If so, there are 4 myths that come up often when people discuss social security benefits that you should be aware of. Financial planner Don Chamberlin, as the CEO and Founder of The Chamberlin Group, has appeared on Fox 2 Now (KTVI) in St. Louis, MO to set the record straight:

1. 65 is the “Full Retirement Age”

As Don Chamberlin explains in the video below, the full retirement age (FRA) actually depends on the year in which the individual was born. In fact, you can start claiming at any time between 62 and 70. At 62 you can start claiming at a discounted rate but the longer that you put off claiming your benefits, the more money you will get. Don points out that many times, people miss out on thousands of dollars that they could have received in all had they just put off claiming for longer. As for the FRA, for those people retiring soon it is likely to be 66 but if you were born after 1960, it will be 67.

2. It is easy to decide your claiming strategy

It is important to decide on your claiming strategy but it is not exactly easy. The number of claiming strategies that are available to you depend on whether you are single or married, and that can make a huge difference. If you are single, you have 9 different strategies as options. However, if you are married you suddenly have 81 different claiming strategies. This is one of the many reasons why it is important to dedicate time to plan out your retirement.
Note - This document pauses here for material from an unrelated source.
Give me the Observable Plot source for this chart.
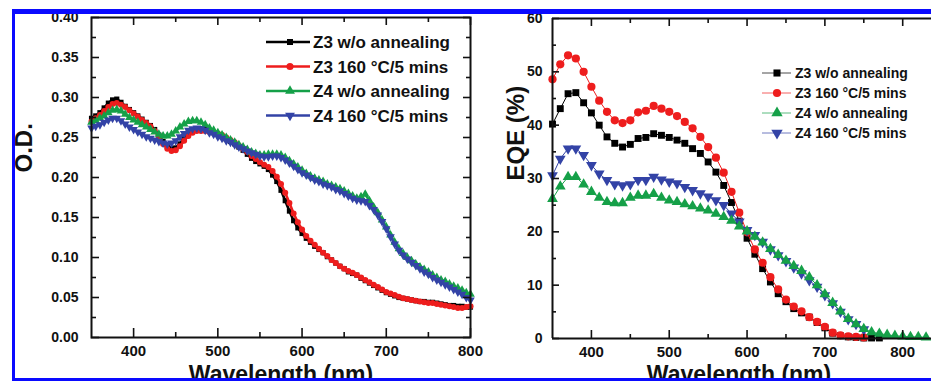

Choosing the worst strategy for yourself or for yourself and your spouse can mean losing out on tens of thousands of dollars down the line.

3. Those who claim Social Security benefits don’t have to pay taxes

Just because you are retired and claiming your Social Security benefits does not mean that you do not have to pay taxes. In fact, Social Security benefits can be taxed up to 85% – that can really put a dent in certain plans post retirement. When preparing to retire, you should evaluate your Social Security benefits with the goal of minimizing tax liabilities as you should do with any source of retirement income.

4. One can live comfortably on Social Security benefits

This claim goes against one of the very foundations of Social Security. Social Security, as Don Chamberlin explains, was not intended to replace a person’s income. In fact, when Social Security was founded the average life expectancy was 64 while Social Security benefits were taken at age 65. So in all, Social Security benefits were designed not to replace income but to supplement other sources of post retirement income. Now with our average life expectancy reaching close to 80 years, it is even more important for retirees who do wish to live comfortable to also have other sources of income post be it regular savings, retirement savings or investments.